On Wed, Feb 28, 2024 at 03:13:04PM -0500, Brian Foster wrote:
> On Wed, Feb 28, 2024 at 03:03:06PM -0500, Kent Overstreet wrote:
> > On Wed, Feb 28, 2024 at 02:47:26PM -0500, Brian Foster wrote:
> > > Hi Kent,
> > >
> > > Firstly, I confirmed that today's master seems to avoid the splat I sent
> > > previously (re: your comment about a reverse journal replay patch or
> > > some such).
> > >
> > > I still reproduce the stall issue on this system. After peeling away at
> > > it, I was eventually able to reproduce without the drop writes
> > > (dm-flakey) behavior from the test, and with fio using either the libaio
> > > or sync I/O engine options. The sync I/O mode fortunately provides a
> > > more useful stack trace:
> > >
> > > # cat /proc/177747/stack
> > > [<0>] bch2_dio_write_flush+0x122/0x160 [bcachefs]
> > > [<0>] bch2_direct_write+0xb53/0xce0 [bcachefs]
> > > [<0>] bch2_write_iter+0x142/0xc70 [bcachefs]
> > > [<0>] vfs_write+0x29b/0x470
> > > [<0>] ksys_write+0x6f/0xf0
> > > [<0>] do_syscall_64+0x86/0x170
> > > [<0>] entry_SYSCALL_64_after_hwframe+0x6e/0x76
> > >
> > > ... which resolves down to the closure_sync() call in
> > > bch2_dio_write_flush(). The problem seems to go away if I remove the
> > > preceding journal flush from that function. This seems to rule out
> > > io_uring/aio and instead suggest that we're getting stuck somehow
> > > waiting on a journal flush.
> > >
> > > Based on that I went back to the first commit before 746a33c96b7a0
> > > ("bcachefs: better journal pipelining"). With that, I can run hundreds
> > > of iterations of generic/703 without a problem, so this appears to be a
> > > regression associated with the journal pipeline improvements. I'm
> > > currently re-running on the last known good commit with my test tweaks
> > > backed out (i.e. so back to io_uring and drop writes) just to
> > > corroborate that it's the same problem, but so far it's running as
> > > expected...
> >
> > So I suppose the journal must be getting stuck, and a journal write
> > isn't completing - what does sysfs internal/journal_debug say when it
> > happens?
> >
>
> dirty journal entries: 0/32768
> seq: 11
> seq_ondisk: 11
> last_seq: 12
> last_seq_ondisk: 11
> flushed_seq_ondisk: 11
> watermark: stripe
> each entry reserved: 346
> nr flush writes: 10
> nr noflush writes: 1
> average write size: 10.9 KiB
> nr direct reclaim: 0
> nr background reclaim: 25
> reclaim kicked: 0
> reclaim runs in: 0 ms
> current entry sectors: 512
> current entry error: ok
> current entry: closed
> unwritten entries:
> last buf closed
> replay done: 1
> space:
> discarded 512:244736
> clean ondisk 512:244736
> clean 512:244736
> total 512:245760
> dev 0:
> nr 480
> bucket size 512
> available 478:266
> discard_idx 1
> dirty_ondisk 1 (seq 11)
> dirty_idx 1 (seq 11)
> cur_idx 1 (seq 11)
>
Can you enable closure debugging (in kconfig?) That will show
outstanding closures and info on what they're waiting on in debugfs.

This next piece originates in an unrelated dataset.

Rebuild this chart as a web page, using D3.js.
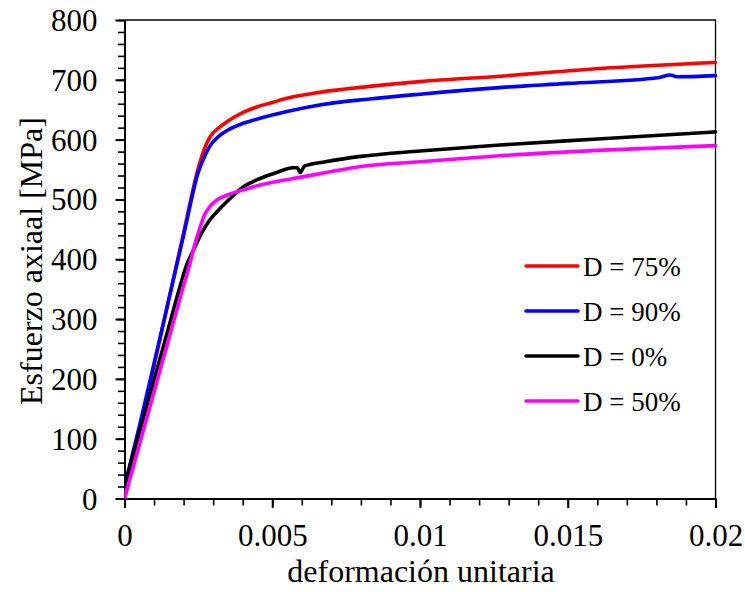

bch2_dio_write_flush is doing a journal flush and waiting on it to
complete, but the journal isn't doing anything, so... lost wakeup,
perhaps?
Another thing to check for would be if we have waiters on journal_bufs
that aren't in use - maybe add some simple assertions in
journal_debug_to_text() -> journal_bufs_to_text(), if a buf isn't active
and isn't in the range that's being printed just make sure buf->wait is
NULL.
and journal_buf_to_text() doesn't seem to print out whether the waitlist
has waiters, that's an oversight...